= Navy B1 Band =

The United Navy B-1 Band helped integrate the modern Navy by the first African American sailors to serve at a rank higher than Messman.

Comprising the most talented African American students and graduates primarily from North Carolina A&T College, 44 band members enlisted June 1, 1942. James B. Parsons was selected as the director of the band. After first being sent to Norfolk, Virginia for basic training, the band was sent to the Navy Pre-Flight School established on the campus of the University of North Carolina at Chapel Hill. At the School, their band was initially given the name The Cloudbusters. Due to ongoing segregation, the B-1 Band was excluded from housing on the campus, which did offer residence to one of the Naval Pre-Flight Schools at the time.

Stationed in Chapel Hill at the community center between the years of 1942 and 1944 until they were transferred to Manana Barracks at Pearl Harbor, Hawaii.

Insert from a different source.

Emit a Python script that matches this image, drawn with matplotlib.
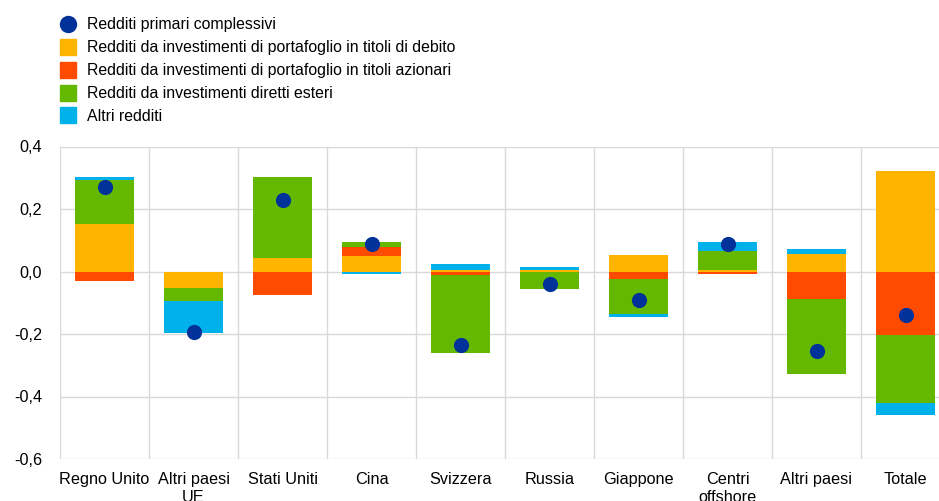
import matplotlib
matplotlib.use("Agg")
import matplotlib.pyplot as plt
import numpy as np
from matplotlib.lines import Line2D

plt.rcParams['font.family'] = ['Liberation Sans', 'DejaVu Sans']

categories = ["Regno Unito", "Altri paesi\nUE", "Stati Uniti", "Cina", "Svizzera",
              "Russia", "Giappone", "Centri\noffshore", "Altri paesi", "Totale"]
debt = [0.153, -0.053, 0.044, 0.049, 0.006, 0.005, 0.052, 0.004, 0.056, 0.321]
equity = [-0.029, 0.0, -0.076, 0.031, -0.012, -0.002, -0.025, -0.008, -0.087, -0.204]
fdi = [0.140, -0.040, 0.257, 0.015, -0.248, -0.053, -0.111, 0.062, -0.240, -0.218]
other = [0.008, -0.104, 0.003, -0.008, 0.017, 0.008, -0.008, 0.028, 0.017, -0.038]
total = [0.272, -0.194, 0.229, 0.089, -0.236, -0.039, -0.092, 0.087, -0.254, -0.138]

series = [
    ("Redditi da investimenti di portafoglio in titoli di debito", debt, "#FFB400"),
    ("Redditi da investimenti di portafoglio in titoli azionari", equity, "#FF4B00"),
    ("Redditi da investimenti diretti esteri", fdi, "#65B800"),
    ("Altri redditi", other, "#00B1EA"),
]
dot_label = "Redditi primari complessivi"
dot_color = "#003299"
yticks = [-0.6, -0.4, -0.2, 0.0, 0.2, 0.4]

FS = 11.7

fig = plt.figure(figsize=(9.39, 5.01), dpi=100)
ax = fig.add_axes([60/939, 1-459/501, 890/939, (459-146.5)/501])

x = np.arange(len(categories))
pos_base = np.zeros(len(categories))
neg_base = np.zeros(len(categories))
for name, vals, col in series:
    v = np.array(vals)
    bottoms = np.where(v >= 0, pos_base, neg_base)
    ax.bar(x, v, 0.66, bottom=bottoms, color=col, zorder=2, linewidth=0)
    pos_base = pos_base + np.where(v >= 0, v, 0)
    neg_base = neg_base + np.where(v < 0, v, 0)

ax.scatter(x, total, s=120, color=dot_color, zorder=3, linewidths=0)

ax.set_xlim(-0.5, len(categories) - 0.5)
ax.set_ylim(-0.6, 0.4)
ax.set_yticks(yticks)
ax.set_yticklabels([f"{t:.1f}".replace(".", ",") for t in yticks])
ax.set_xticks(x)
ax.set_xticklabels(categories)
ax.tick_params(axis='both', length=0, labelsize=FS, colors='black')
ax.tick_params(axis='y', pad=13)
ax.tick_params(axis='x', pad=9.5)
for lab in ax.get_xticklabels():
    lab.set_linespacing(1.25)

for t in yticks:
    ax.axhline(t, color="#D9D9D9", lw=1, zorder=1)
for b in np.arange(-0.5, len(categories), 1.0):
    ax.axvline(b, color="#D9D9D9", lw=1, zorder=1)
for s in ax.spines.values():
    s.set_visible(False)

handles = [Line2D([], [], marker='o', ls='', color=dot_color, markersize=11.5)]
labels = [dot_label]
for name, vals, col in series:
    handles.append(Line2D([], [], marker='s', ls='', color=col, markersize=11))
    labels.append(name)
fig.legend(handles, labels, loc='upper left', bbox_to_anchor=(52/939, 1-11/501),
           frameon=False, fontsize=11.4, handletextpad=0.6, labelspacing=0.5,
           handlelength=1.2, borderaxespad=0)

fig.savefig("out.png", dpi=100)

Despite the Navy slowly beginning to integrate, band members experienced segregationist practices such as being unable to attend the Navy's School of Music, unlike other Navy Band musicians. The band was stationed in Hawaii from 1944 until the end of the war. During that time, some members of the band performed locally in a swing band known as The Moonglowers and in another band called the Manna Ridge Band.

After the war, most of the band members returned to North Carolina A&T to finish their degrees. A significant number of the band members to entered the field of education as teachers or band directors, including Calvin F. Morrow, Musician 2nd Class, who became a high school principal following his service. After his quality tenure as band director, James B. Parsons was appointed as the first African American to serve in the U.S. District Court system as a federal judge by then-president John F. Kennedy in 1961.

Many of the band members remained in the Greensboro community with several members forming the Rhythm Vets band. The band gained enough popularity that they were asked to perform the sound track for the 1948 Black-cast musical comedy featurette Pitch a Boogie Woogie. This film, shot in Greenville, North Carolina, has been preserved and is included in the 1988 documentary Boogie in Black and White.